Со временем Патер все больше осознавал, что этот энтузиазм таит в себе огромную опасность, и не только для искусства, но и для будущности европейской культуры, поскольку процессы, происходящие в искусстве - не что иное как показания сейсмографа, указывающие, в отличие от реального сейсмографа, не на прошлые, а на грядущие землятресения.

Образными средствами Патер исследует чувственные начала этих процессов, а параллельно формулирует в ясной, отточеной форме результаты своих художественных поисков. Среди произведений первого рода выделяются Imaginary portraits (воображаемые портеты). Трудно определить жанр этих текстов. Как кажется, и сам автор испытывая аналогичные мучения, дав своему сборнику название, в котором подчеркнул два противоположных качества, характеризующие эти произведения: их достоверность и в то же время вымышленность.

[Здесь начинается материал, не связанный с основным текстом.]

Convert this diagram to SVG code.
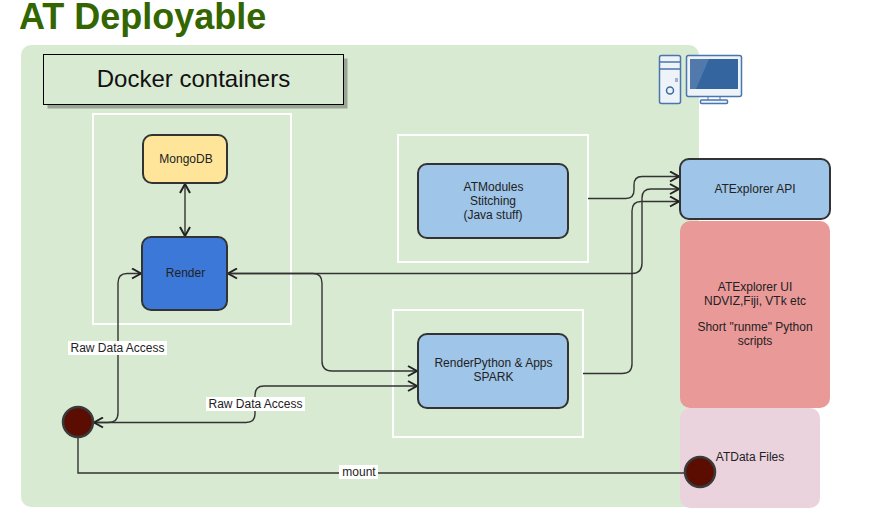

Такое противоречие не случайно: как всегда, и при этом - очередном - всплеске романтизма в европейской традиции, в центре внимания художников оказалась проблема синтеза жанров, или, если выражаться точнее, поиска некоего синтетического жанра. Сама природа романтического мироощущения, делающего акцент на становлении, преодолении границ требует такого подхода. Поэтому совершенно не случайно проводились многочисленные эксперименты по объединению музыки и живописи, поэзии и музыки. Эта тенденция достигла своего пика в грандиозных операх Вагнера, которые и стали наглядным выражением устремлений всех видов искусств той эпохи к всеобъемлющему синтезу.

Что же такое - эти Imaginary portraits? Рассмотрим два из них - Denus L`Auxerrois (Деню Ле Осер) и Sebastian van Storck (Себастьян ван-Сторк). На первый взгяд это не что иное, как рассказы о вымышленных героях: первый рассказ относится к рубежу XIV-XV веков и его действие разворачивается в маленьком французском городке Осере, действие второго рассказа происходит в Голландии XVII века. Тем не менее, трудно назвать эти тексты рассказами, поскольку в них с тщательностью ученого воссоздается цельная картина жизни того периода, да не просто жизни, но существования, отраженного в искусстве, нашедшего в нем свое осознание и завершение. Патер не пропускает ни одной детали, ни одной подробности, значимой для создания этой цельной картины эпохи. Он никуда не спешит, и речь его, старомодно-очаровательная, полная словесных красот и стилистических завитушек в стиле Art Nouveau, течет медленно и плавно.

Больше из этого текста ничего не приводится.